A história se passa no final dos anos 50 e segue um mágico decadente, um homem alto e desengonçado, um raro exemplar da arte que está dando lugar a outras formas de entretenimento, suas apresentações carecem de público, as pessoas já não se interessam por algo tão ingênuo. Sua carreira corre o risco de extinção se não adaptá-la ao gosto atual, ele segue se apresentando em teatros franceses e ingleses, infelizmente sem sucesso, até que vê uma possibilidade ao ser convidado por um bêbado escocês num casamento do qual fez uma breve apresentação. Então, ele parte para uma pequena cidade da Escócia e conhece Alice, uma doce menina que é a única a se encantar com a magia. Ele inicialmente a presenteia com um par de sapatos, a partir daí ela pensa que tudo na vida poderia ser mudado com um passe de mágica. Ao ir embora do local a garota o segue, o mágico não diz nada e cede a cada pedido de Alice, ela vai recebendo os presentes de forma lúdica e acaba não percebendo a melancolia e a decadência que toma o lugar em que eles moram. O hotel é repleto de tipos circenses, um ventríloquo, três equilibristas, e um palhaço, todos em total desespero pela falta de emprego.
É realmente triste pensar que a classe artística, aquela que buscava a alegria genuína de seu público se foi, pessoas simples que não se importavam com o quanto ganhavam, mas que tinham a necessidade de expor a arte da qual aperfeiçoavam com tanto carinho. Imensamente agradável assistir esta obra, a figura de Jacques Tati está presente a todo instante no personagem, seja nos trejeitos, na forma de lidar com as situações que vão aparecendo, e claro, na bela sequência do cinema, quando o mágico entra na sala e nos deparamos com um filme em imagem real de Tati.

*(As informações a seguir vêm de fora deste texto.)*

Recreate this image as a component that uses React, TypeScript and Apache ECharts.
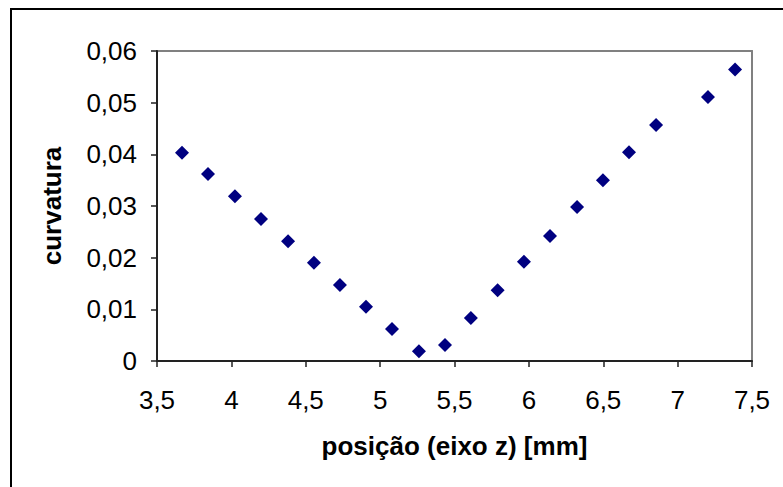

Alice se transforma, sua inocência dá lugar à independência, torna-se consumista e deseja ser como as outras moças, enquanto o mágico lida com a dificuldade emocional e financeira, ela não para de pedir roupas e sapatos, para agradá-la ele se sujeita a empregos dos quais nada tem a ver com ele.

Os traços do desenho, as cores, o cenário e a história em si tem um ar nostálgico e melancólico. Essa é uma das melhores animações destinada ao mundo adulto, ela disserta sobre valores com uma sutileza ímpar, nos levando ao riso e ao choro. Quase sem falas "O Mágico" se baseia em expressões, gestuais, e também em incríveis piadinhas visuais.
O novo sempre surgirá, é natural, para Alice há lugar, porém para o mágico não. É bonito ver um artista do passado e é uma pena que não exista um encaixe, infelizmente torna-se fora de moda, pois já não atrai a atenção do público. O estopim acontece quando é contratado por uma loja para realizar truques diante de uma vitrine, onde consumidores aplaudem desenfreadamente, desmoralizado se sente incapaz de continuar em algo que já não lhe dá um retorno sincero. Ele decide partir, mas antes deixa um bilhete a Alice, que diz: "A mágica não existe". 
O mundo acaba engolindo tudo o que é bom e verdadeiro, não tem como recuperar o sentimento de deslumbramento perante a certas coisas, o mágico percebe isso e simplesmente aceita.

O filme é melancólico e traz muitas questões ao espectador, como o embate entre o velho e o novo, o consumismo, e os artistas genuínos. Sylvain Chomet nos encanta com um cinema charmoso e delicado, em meio a uma enxurrada de animações em 3D, "O Mágico" é um respiro maravilhoso e uma chance de contemplar o que essencialmente é belo.